The Sequels to Stigma
In the excerpt above, the nephew was not only ostracized for his illness, but he also did not get the necessary testing and screening due to social stigma. For many people living in communities like these, the costs of revealing their diagnosis or going for treatment does not outweigh the costs of losing their jobs, their families, access to services, and their social standing. A damaging result of stigma is decreased adherence to preventive measures, low detection rates as people refuse testing, and reduced treatment compliance—all of this culminates in not only a threat to the life of the sick individual as the disease progresses and worsens, but an increased risk of of transmission to the rest of the community.
In order to avoid isolation and abandonment, community and family members may hide their diagnosis and attribute their symptoms to other causes. The effect of this stigma is so strong that some families do not disclose a member’s death to tuberculosis, fearing judgment and social repercussions despite the essentiality of such information for data collection, infection surveillance, and targeted tuberculosis screening. Patients may refuse treatment due to not wanting to be seen by the hospital or treatment facility, which they would have to visit for an extensive treatment regimen. Even for patients who do receive treatment and recover, they may return home to a community that views them with fear over their (albeit no longer existent) contagiousness, leaving a constant weight of stigma on the survivor.
Women and children were found to be particularly vulnerable to this stigma. WHO has acknowledged that childhood tuberculosis is under-researched and is only just beginning to be monitored more closely while women in many of these poor communities are in already-precarious economic positions with reduced access to medical care and education.
An Ethical Problem in Global Health
The stigma around tuberculosis could be a strong factor in its high mortality rates and prevalence in certain countries. Fear over being seen as someone with TB makes it difficult for people to disclose their condition or seek and continue treatment. This causes tuberculosis cases to go undetected and untreated, resulting in much higher chances that the microbe will spread throughout the community. The question remains, however: how can stigma be appropriately and compassionately dealt with?
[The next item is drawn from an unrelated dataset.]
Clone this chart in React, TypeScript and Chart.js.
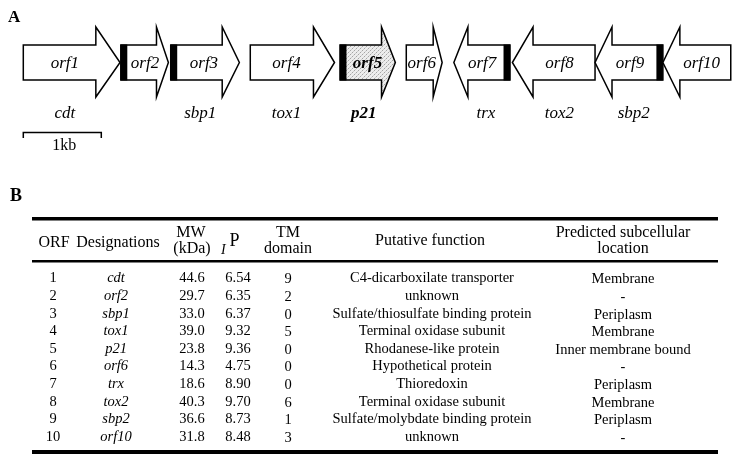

The use of quarantine and isolation as a tactic for preventing the spread of infectious diseases is an age-old precaution, but it sometimes comes under fire socially for its negative effects on people and targeted populations. Even for those of us living in the States who think tuberculosis is behind us, the discussion of stigma and the ethics of isolation for this disease is still relevant. Over the past couple of decades, drug-resistant forms of tuberculosis have appeared, including strains that are proving to be incredibly difficult – if not impossible – to cure with even the most powerful anti-TB drugs. MDR-TB (multi-drug-resistant tuberculosis) prevalence has increased globally as a result of a lack of or incomplete adherence to normal tuberculosis treatment. The even more resistant form of tuberculosis, XDR-TB (Extremely Drug Resistant Tuberculosis), has also begun to emerge.
Clearly, tuberculosis is not a thing of the past. As different forms of the disease continue to evolve and spread, the myths and misconceptions surrounding its cause and transmission need to be dispelled in order to create a safer, encouraging environment for patients. We need to remain conscious of the way we socially approach and consider sickness, particularly when it does not seem to affect us. With concerns over the refugee crisis dominating the news, medical and political conversations over the risk of infectious diseases and their management are sure to take center stage, continuing this important discussion of disease, stigma, and treatment.